Interview/Armagh forward Steven McDonnell: Ian O'Riordan talks to Steven McDonnell about how Armagh are desperate for another All-Ireland title
They say in sport, as in life, there should be no regrets, but there's a feeling in Armagh football that there'll be plenty of regrets if this current team doesn't win another All-Ireland title.
That's the word according to Steven McDonnell. Armagh's most dangerous forward has no problem admitting that despite the unprecedented high of 2002 - when he helped Armagh win their first and only senior football title - the team won't feel fully satisfied unless they win that second All-Ireland, and ideally this year. That quest begins on Sunday when they face Monaghan in Clones in the first of the Ulster football quarter-finals.
There's probably some added incentive after watching their old rivals Tyrone collect a second All-Ireland in three years last summer. But this season Armagh want to maximise their potential.
McDonnell said: "We do feel we let one, if not two, All-Irelands slip through our fingers, going back to when we drew with Kerry in 2000. We came close to Galway the following year, when they went on to win, so we do have a lot of ifs and buts. Like any chance you get, if you don't take it, you'll regret it, and we are living to regret some of our mistakes.
"So if we don't win another one now we'd see it as a failure, yes. I think with the success we've had, like the five Ulster titles in the last seven years, I think another All-Ireland to go along with that is definitely still the ambition. If I could speak for the likes of Kieran McGeeney and Paul McGrane, well I know them boys want another All-Ireland as well."
If Armagh had to isolate one regret that would probably be last year, when they looked to have edged across the line first in their All-Ireland semi-final against Tyrone. That all changed in the last five minutes, however, when Tyrone rose from the dead again and won by a point.
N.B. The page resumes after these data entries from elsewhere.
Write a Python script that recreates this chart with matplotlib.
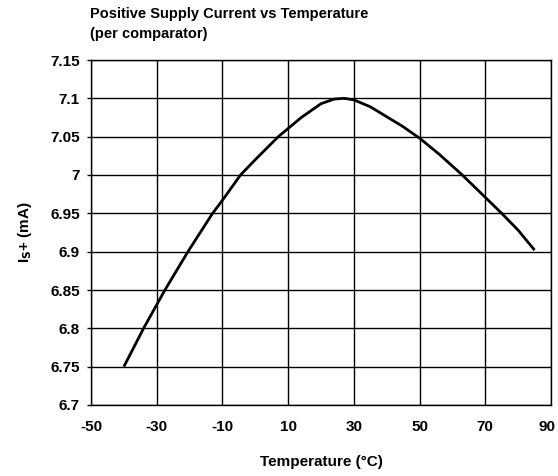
import matplotlib
matplotlib.use("Agg")
import matplotlib.pyplot as plt
import matplotlib.transforms as mtransforms

# data
temperature = [-40, -34, -27.5, -20.5, -13, -10, -4.5, 0, 7, 14, 20, 24, 27, 30, 35, 40, 45, 50, 56, 63, 69, 75, 80, 85]
supply_current = [6.75, 6.80, 6.85, 6.90, 6.95, 6.967, 7.00, 7.02, 7.05, 7.075, 7.093, 7.099, 7.10, 7.098, 7.089, 7.076, 7.063, 7.048, 7.027, 7.00, 6.975, 6.950, 6.928, 6.902]

x_ticks = [-50, -30, -10, 10, 30, 50, 70, 90]
y_ticks = [6.7, 6.75, 6.8, 6.85, 6.9, 6.95, 7, 7.05, 7.1, 7.15]
y_labels = ["6.7", "6.75", "6.8", "6.85", "6.9", "6.95", "7", "7.05", "7.1", "7.15"]

plt.rcParams['font.family'] = ['Liberation Sans', 'DejaVu Sans']
plt.rcParams['font.weight'] = 'bold'
plt.rcParams['mathtext.default'] = 'bf'

fig = plt.figure(figsize=(5.58, 4.76), dpi=100)
ax = fig.add_axes([91/558, 71/476, 460/558, 345/476])

ax.plot(temperature, supply_current, color='black', linewidth=2.0, solid_capstyle='butt')

ax.set_xlim(-50, 90)
ax.set_ylim(6.7, 7.15)
ax.set_xticks(x_ticks)
ax.set_xticklabels([str(t) for t in x_ticks])
ax.set_yticks(y_ticks)
ax.set_yticklabels(y_labels)
ax.grid(True, color='black', linewidth=1.0)
for s in ax.spines.values():
    s.set_linewidth(1.0)
ax.tick_params(axis='x', length=0, pad=11, labelsize=11)
ax.tick_params(axis='y', length=3, width=1.0, pad=5, labelsize=11)
for lbl in ax.get_xticklabels() + ax.get_yticklabels():
    lbl.set_fontweight('bold')
# keep the last x label inside the figure, as in the reference
last = ax.get_xticklabels()[-1]
last.set_transform(last.get_transform() + mtransforms.ScaledTranslation(-4/100, 0, fig.dpi_scale_trans))

ax.set_xlabel('Temperature (°C)', fontsize=11, fontweight='bold', labelpad=15)
ax.set_ylabel(r'I$_\mathbf{S}$+ (mA)', fontsize=11, fontweight='bold', labelpad=12)

fig.text(90/558, 1 - 14/476, 'Positive Supply Current vs Temperature', fontsize=10.5,
         fontweight='bold', va='center', ha='left')
fig.text(90/558, 1 - 34/476, '(per comparator)', fontsize=10.5,
         fontweight='bold', va='center', ha='left')

fig.savefig('out.png', dpi=100)
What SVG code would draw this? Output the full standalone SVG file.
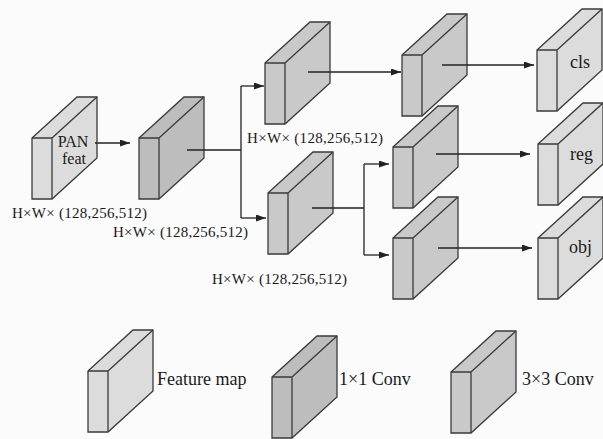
<svg xmlns="http://www.w3.org/2000/svg" xmlns:xlink="http://www.w3.org/1999/xlink" width="603" height="439" viewBox="0 0 603 439">
  <style>
    .cube { stroke: #3a3a3a; stroke-width: 1.3; stroke-linejoin: miter; }
    .fm { fill: #dcdcdc; }
    .c1 { fill: #bdbdbd; }
    .c3 { fill: #c9c9c9; }
    .lbl { font-family: "Liberation Serif", serif; font-size: 15px; fill: #1a1a1a; }
    .big { font-family: "Liberation Serif", serif; font-size: 18px; fill: #1a1a1a; }
    .pan { font-family: "Liberation Serif", serif; font-size: 16px; fill: #1a1a1a; }
    .wire { stroke: #222; stroke-width: 1.3; fill: none; }
    .arr { marker-end: url(#head); }
  </style>
  <defs>
    <!-- block: narrow front face, top face and deep side face -->
    <g id="cube">
      <path d="M0,0 L45,-41 L65,-41 L65,20 L20,61 L0,61 Z"/>
      <path d="M0,0 H20 V61 M20,0 L65,-41" fill="none"/>
    </g>
    <marker id="head" markerUnits="userSpaceOnUse" markerWidth="11" markerHeight="8" refX="10" refY="3.5" orient="auto">
      <path d="M0,0 L10,3.5 L0,7 Z" fill="#222"/>
    </marker>
  </defs>

  <rect width="603" height="439" fill="#fbfbfb"/>

  <!-- network blocks -->
  <g id="pan-feat">
    <use xlink:href="#cube" x="32" y="138" class="cube fm"/>
    <text class="pan" x="73" y="147" text-anchor="middle">PAN</text>
    <text class="pan" x="74" y="164" text-anchor="middle">feat</text>
  </g>
  <g id="stem-conv">
    <use xlink:href="#cube" x="139" y="138" class="cube c1"/>
  </g>
  <g id="cls-conv-a">
    <use xlink:href="#cube" x="265" y="63" class="cube c3"/>
  </g>
  <g id="cls-conv-b">
    <use xlink:href="#cube" x="402" y="55" class="cube c3"/>
  </g>
  <g id="cls-out">
    <use xlink:href="#cube" x="537" y="50" class="cube fm"/>
    <text class="big" x="570" y="68">cls</text>
  </g>
  <g id="reg-conv-a">
    <use xlink:href="#cube" x="268" y="193" class="cube c3"/>
  </g>
  <g id="reg-conv-b">
    <use xlink:href="#cube" x="393" y="147" class="cube c3"/>
  </g>
  <g id="obj-conv">
    <use xlink:href="#cube" x="393" y="238" class="cube c3"/>
  </g>
  <g id="reg-out">
    <use xlink:href="#cube" x="538" y="144" class="cube fm"/>
    <text class="big" x="570" y="160">reg</text>
  </g>
  <g id="obj-out">
    <use xlink:href="#cube" x="538" y="238" class="cube fm"/>
    <text class="big" x="569" y="253">obj</text>
  </g>

  <!-- shape labels -->
  <g id="shape-labels">
    <text class="lbl" x="12" y="218" textLength="135" lengthAdjust="spacing">H×W× (128,256,512)</text>
    <text class="lbl" x="113" y="237" textLength="135" lengthAdjust="spacing">H×W× (128,256,512)</text>
    <text class="lbl" x="247" y="143" textLength="136" lengthAdjust="spacing">H×W× (128,256,512)</text>
    <text class="lbl" x="212" y="284" textLength="135" lengthAdjust="spacing">H×W× (128,256,512)</text>
  </g>

  <!-- connectors -->
  <g id="connectors">
    <line class="wire arr" x1="95" y1="143" x2="130" y2="143"/>
    <path class="wire" d="M187,150 H241 M241,86 V218"/>
    <line class="wire arr" x1="241" y1="86" x2="264" y2="86"/>
    <line class="wire arr" x1="241" y1="218" x2="266" y2="218"/>
    <line class="wire arr" x1="308" y1="72" x2="401" y2="72"/>
    <line class="wire arr" x1="442" y1="65" x2="534" y2="65"/>
    <path class="wire" d="M312,208 H364 M364,164 V255"/>
    <line class="wire arr" x1="364" y1="164" x2="389" y2="164"/>
    <line class="wire arr" x1="364" y1="255" x2="389" y2="255"/>
    <line class="wire arr" x1="436" y1="154" x2="530" y2="154"/>
    <line class="wire arr" x1="438" y1="248" x2="532" y2="248"/>
  </g>

  <!-- legend -->
  <g id="legend-feature-map">
    <use xlink:href="#cube" x="88" y="371" class="cube fm"/>
    <text class="big" x="157" y="385">Feature map</text>
  </g>
  <g id="legend-1x1">
    <use xlink:href="#cube" x="272" y="377" class="cube c1"/>
    <text class="big" x="339" y="385">1×1 Conv</text>
  </g>
  <g id="legend-3x3">
    <use xlink:href="#cube" x="451" y="372" class="cube c3"/>
    <text class="big" x="522" y="385">3×3 Conv</text>
  </g>
</svg>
The hurt from that game still lingers: "At that stage yeah, going into the last five minutes, we were just thinking if we could hold on we had this game won. Unfortunately for us, Tyrone went up the field and, like all great teams, never gave up until the end. And I think that's why they're All-Ireland champions.
"Maybe there's less expectations on us this year because of that, but from our point of view that's a good sign. We always feel that less pressure is better."
The enduring questions of "have they the legs" and "have they the hunger" still hang over Armagh, yet McDonnell has a simple response to both: Joe Kernan wouldn't have returned for a fifth year as manager unless the answer was yes in both cases.
"I think it was very important Joe and selector Paul Grimley came back. I believe they've been Armagh's greatest ever managers. They still have the huge respect of the players, but I also know they wouldn't have come back unless they thought there was another year left in this team. Maybe another two. I mean we do have a good few younger players coming through, and we don't see why Armagh can't get stronger over the next year or so.
"And I don't believe we're any less focused. If you think for one second it's going to be an easy game, and take your eye off the ball, you're in trouble. It's happened to us enough times already there against Fermanagh and Monaghan before that. We thought they'd be easy enough passages. So every game is a battle and a half in Ulster, that's why we know Monaghan will be up for this one, especially after being relegated in the league."
McDonnell's own motivation for the summer is heightened by the fact he was troubled by an ankle injury for much of last summer, which he now admits took much of the sting out of his attacking threat. "I believe I was in the form of my life after the league win last year. Probably playing the best football I ever played. Unfortunately I picked up that bad ankle injury three weeks later, on the Wednesday night before we played Fermanagh. I was foolish to rush back and play in that game.
"Instead it set me back five or six weeks. I think I played through the pain, and thinking back now that was definitely a mistake. The Ulster final replay against Tyrone was the first game I had no strapping on the ankle. I don't like going out there with any strapping at all. It definitely does restrict your kicking a bit, I think. Once the summer went on, though, the stronger it got, and it was just a pity we didn't get one more game out of it."